Какие элементы дискурса лежат в основе жестокого события? Какие из них способствуют высвобождению и субъективному проявлению насилия? Нарушение границ, которое показано в романе, не должно приводить нас к поспешному выводу, что это только темные размышления вне символического порядка. В определенной степени норма мужественности, на которую ориентирован порядок в школе-интернате, несомненно, играет роль в современном историческом контексте. Кроме того, молодой человек должен научиться терпеть жестокость по отношению к себе в двойном смысле этого слова. Мужчина должен терпеть ее по отношению к себе, как неоднократно заявляет Байнеберг, и учиться выдерживать собственную агрессию по отношению к другим. Это подразумевает категорическое исключение эмпатии. Так в мужчине проявляется мужественность, тесно связанная с военным делом. В этом смысле все трое вместе с четвертым празднуют приватное посвящение в определенную форму мужественности. Сюда же относится и презрение к женщинам как противоположному полюсу, которое проявляется в отвращении к другим, женственным мужчинам.

Три молодых человека воплощают три разных формы насилия: Райтинг, не проявляющий особых теоретических амбиций, представляет собой типичный вариант преувеличенной мужественности; Байнеберг обосновывает свою жажду жестокости эзотерическими учениями об умерщвлении боли; Тёрлес, холодный, испытующий, научный дух, движимый любопытством, использует допрос как самую рискованную форму диалога. Последний в конечном счете рассматривает Базини прежде всего как интересный объект для изучения. Во всех трех случаях поначалу доминирует расчет и связанное с ним усиление насильственных, травмирующих действий по отношению к жертве. Даже если они иногда оскорбляют четвертого, это происходит в основном не из-за спонтанной ярости или агрессии, а как часть систематически практикуемых истязаний.

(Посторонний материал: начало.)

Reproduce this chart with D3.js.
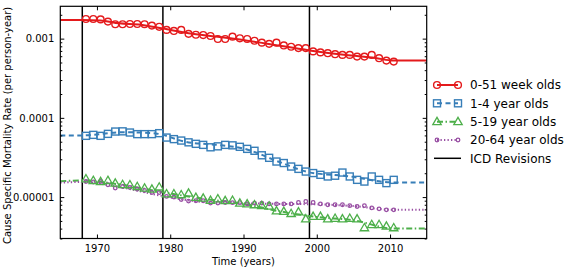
<!DOCTYPE html>
<html><head><meta charset="utf-8">
<script src="https://cdn.jsdelivr.net/npm/d3@7"></script>
<style>body{margin:0;background:#fff} svg{display:block} text{font-family:"DejaVu Sans",sans-serif}</style>
</head><body><svg id="c" width="567" height="269"></svg>
<script>
const years = [1968,1969,1970,1971,1972,1973,1974,1975,1976,1977,1978,1979,1980,1981,1982,1983,1984,1985,1986,1987,1988,1989,1990,1991,1992,1993,1994,1995,1996,1997,1998,1999,2000,2001,2002,2003,2004,2005,2006,2007,2008,2009,2010];
const infant = [1.77,1.77,1.75,1.64,1.52,1.52,1.53,1.53,1.52,1.46,1.41,1.29,1.25,1.29,1.15,1.12,1.11,1.08,0.99,0.99,1.06,1.01,0.99,0.94,0.89,0.86,0.89,0.82,0.79,0.76,0.76,0.69,0.67,0.655,0.636,0.623,0.623,0.593,0.593,0.623,0.566,0.528,0.513].map(v=>v*1e-3);
const child = [5.93,6.10,5.93,6.28,6.72,6.76,6.53,6.23,6.23,6.23,6.41,5.64,5.39,5.17,4.91,4.70,4.56,4.25,4.37,4.56,4.50,4.31,4.06,3.84,3.37,3.13,2.81,2.69,2.43,2.27,2.10,2.01,1.91,1.82,1.86,2.04,1.82,1.65,1.57,1.82,1.65,1.50,1.65].map(v=>v*1e-5);
const youth = [1.70,1.62,1.57,1.62,1.50,1.44,1.43,1.36,1.30,1.26,1.34,1.10,1.10,1.07,1.12,0.99,0.97,0.91,0.95,0.90,0.91,0.84,0.82,0.80,0.78,0.77,0.67,0.66,0.62,0.65,0.53,0.57,0.57,0.53,0.54,0.53,0.54,0.53,0.41,0.45,0.45,0.43,0.41].map(v=>v*1e-5);
const adult = [1.57,1.55,1.57,1.43,1.30,1.36,1.32,1.26,1.21,1.14,1.14,1.02,1.00,0.93,0.89,0.90,0.90,0.84,0.84,0.855,0.85,0.85,0.82,0.84,0.84,0.82,0.82,0.82,0.82,0.855,0.88,0.855,0.82,0.80,0.80,0.80,0.78,0.76,0.78,0.73,0.71,0.69,0.69].map(v=>v*1e-5);

const infantFit = [[1965,1.72e-3],[1968,1.72e-3],[1970.5,1.70e-3],[1973,1.56e-3],[1976,1.50e-3],[1979,1.34e-3],[1983,1.15e-3],[1988,1.02e-3],[1993,0.87e-3],[1999,0.71e-3],[2004,0.62e-3],[2008,0.57e-3],[2010.5,0.528e-3],[2015,0.528e-3]];
const childFit = [[1965,6.0e-5],[1968,6.0e-5],[1973.5,6.6e-5],[1978,6.35e-5],[1982,5.0e-5],[1987,4.5e-5],[1990,4.1e-5],[1995,2.75e-5],[1999,2.05e-5],[2004,1.85e-5],[2010.5,1.53e-5],[2015,1.53e-5]];
const youthFit = [[1965,1.58e-5],[1968,1.62e-5],[1973,1.45e-5],[1979,1.15e-5],[1985,0.94e-5],[1990,0.82e-5],[1995,0.66e-5],[2000,0.56e-5],[2005,0.51e-5],[2010.5,0.40e-5],[2015,0.40e-5]];
const adultFit = [[1965,1.52e-5],[1968,1.55e-5],[1973,1.34e-5],[1979,1.03e-5],[1985,0.86e-5],[1995,0.82e-5],[2000,0.81e-5],[2005,0.77e-5],[2010.5,0.69e-5],[2015,0.69e-5]];

const icdYears = [1968,1979,1999];
const xTicks = [1970,1980,1990,2000,2010];
const yTicks = [1e-5,1e-4,1e-3];
const yTickLabels = ["0.00001","0.0001","0.001"];
const seriesNames = ["0-51 week olds","1-4 year olds","5-19 year olds","20-64 year olds"];
const icdName = "ICD Revisions";

const svg = d3.select("#c");
const L=60.3,R=426.7,T=6.3,B=238.5;
const x = d3.scaleLinear().domain([1965,2015]).range([L,R]);
const y = d3.scaleLog().domain([3e-6,2.56e-3]).range([B,T]);

const minor = [];
[1e-6,1e-5,1e-4,1e-3].forEach(d=>{for(let k=2;k<=9;k++){const v=d*k; if(v>=3e-6&&v<=2.56e-3) minor.push(v);}});

const colors = ["#e41a1c","#377eb8","#4daf4a","#984ea3"];
const dashes = [null,"5,3.5","6,2.5,1.5,2.5","1.3,2.2"];
const fits = [infantFit,childFit,youthFit,adultFit];
const vals = [infant,child,youth,adult];

// ICD lines
svg.selectAll(".icd").data(icdYears).join("line")
  .attr("x1",d=>x(d)).attr("x2",d=>x(d)).attr("y1",T).attr("y2",B)
  .attr("stroke","#000").attr("stroke-width",1.5);

const line = d3.line().x(d=>x(d[0])).y(d=>y(d[1])).curve(d3.curveMonotoneX);
fits.forEach((f,i)=>{
  svg.append("path").attr("d",line(f)).attr("fill","none")
    .attr("stroke",colors[i]).attr("stroke-width",2)
    .attr("stroke-dasharray",dashes[i]);
});

function marker(g,i,cx,cy){
  if(i===0) g.append("circle").attr("cx",cx).attr("cy",cy).attr("r",3.4).attr("fill","none").attr("stroke",colors[0]).attr("stroke-width",1.4);
  else if(i===1) g.append("rect").attr("x",cx-3.5).attr("y",cy-3.5).attr("width",7).attr("height",7).attr("fill","none").attr("stroke",colors[1]).attr("stroke-width",1.4);
  else if(i===2) g.append("path").attr("d",`M${cx},${cy-4.3}L${cx+4.2},${cy+3}L${cx-4.2},${cy+3}Z`).attr("fill","none").attr("stroke",colors[2]).attr("stroke-width",1.3);
  else g.append("circle").attr("cx",cx).attr("cy",cy).attr("r",1.8).attr("fill","none").attr("stroke",colors[3]).attr("stroke-width",1.3);
}
[3,2,1,0].forEach(i=>{
  const g = svg.append("g");
  years.forEach((yr,j)=>marker(g,i,x(yr+0.5),y(vals[i][j])));
});

// axes
const ax = svg.append("g");
ax.append("g").attr("transform",`translate(0,${B})`)
  .call(d3.axisBottom(x).tickValues(xTicks).tickFormat(d3.format("d")).tickSizeInner(-4).tickSizeOuter(0).tickPadding(6));
ax.append("g").attr("transform",`translate(0,${T})`)
  .call(d3.axisTop(x).tickValues(xTicks).tickFormat("").tickSizeInner(-4).tickSizeOuter(0));
ax.append("g").attr("transform",`translate(${L},0)`)
  .call(d3.axisLeft(y).tickValues(yTicks).tickFormat((d,i)=>yTickLabels[i]).tickSizeInner(-4).tickSizeOuter(0).tickPadding(6));
ax.append("g").attr("transform",`translate(${L},0)`)
  .call(d3.axisLeft(y).tickValues(minor).tickFormat("").tickSizeInner(-2).tickSizeOuter(0));
ax.append("g").attr("transform",`translate(${R},0)`)
  .call(d3.axisRight(y).tickValues(yTicks).tickFormat("").tickSizeInner(-4).tickSizeOuter(0));
ax.append("g").attr("transform",`translate(${R},0)`)
  .call(d3.axisRight(y).tickValues(minor).tickFormat("").tickSizeInner(-2).tickSizeOuter(0));
ax.selectAll(".domain").remove();
ax.selectAll("text").attr("font-size",10).attr("fill","#000").attr("font-family","DejaVu Sans");
ax.selectAll(".tick line").attr("stroke","#000");
svg.append("rect").attr("x",L).attr("y",T).attr("width",R-L).attr("height",B-T)
  .attr("fill","none").attr("stroke","#000").attr("stroke-width",1.2);

svg.append("text").attr("x",(L+R)/2).attr("y",265).attr("text-anchor","middle").attr("font-size",10).text("Time (years)");
svg.append("text").attr("transform",`translate(11,${(T+B)/2+3}) rotate(-90)`).attr("text-anchor","middle").attr("font-size",10).text("Cause Specific Mortality Rate (per person-year)");

// legend
const ly = [85,103.3,121.7,140,158.3];
seriesNames.forEach((n,i)=>{
  const g = svg.append("g");
  g.append("line").attr("x1",437).attr("x2",458).attr("y1",ly[i]).attr("y2",ly[i])
    .attr("stroke",colors[i]).attr("stroke-width",2).attr("stroke-dasharray",dashes[i]);
  marker(g,i,437,ly[i]); marker(g,i,458,ly[i]);
  g.append("text").attr("x",470).attr("y",ly[i]+4.3).attr("font-size",12).text(n);
});
svg.append("line").attr("x1",434).attr("x2",461).attr("y1",ly[4]).attr("y2",ly[4]).attr("stroke","#000").attr("stroke-width",1.5);
svg.append("text").attr("x",470).attr("y",ly[4]+4.3).attr("font-size",12).text(icdName);
</script></body></html>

Тёрлес является здесь наиболее интересной фигурой, потому что Базини, сексуальный объект, очевидно вызывает в нем чувственное возбуждение. Это обстоятельство в итоге приводит к разрушению радикальной дистанции, которая сделала жестокость возможной. В этом есть нечто парадоксальное. Жестокий человек знает, что он делает с другим. У него есть чувствительность к причиненной боли, знание, от которого он должен отделиться или встроить его в модель мышления, где боль имеет позитивные коннотации. Вероятно, здесь будет уместно напомнить о концепции альгодицеи – оправдания боли как онтологической возможности нашей жизни, – предложенной Питером Слотердайком[149].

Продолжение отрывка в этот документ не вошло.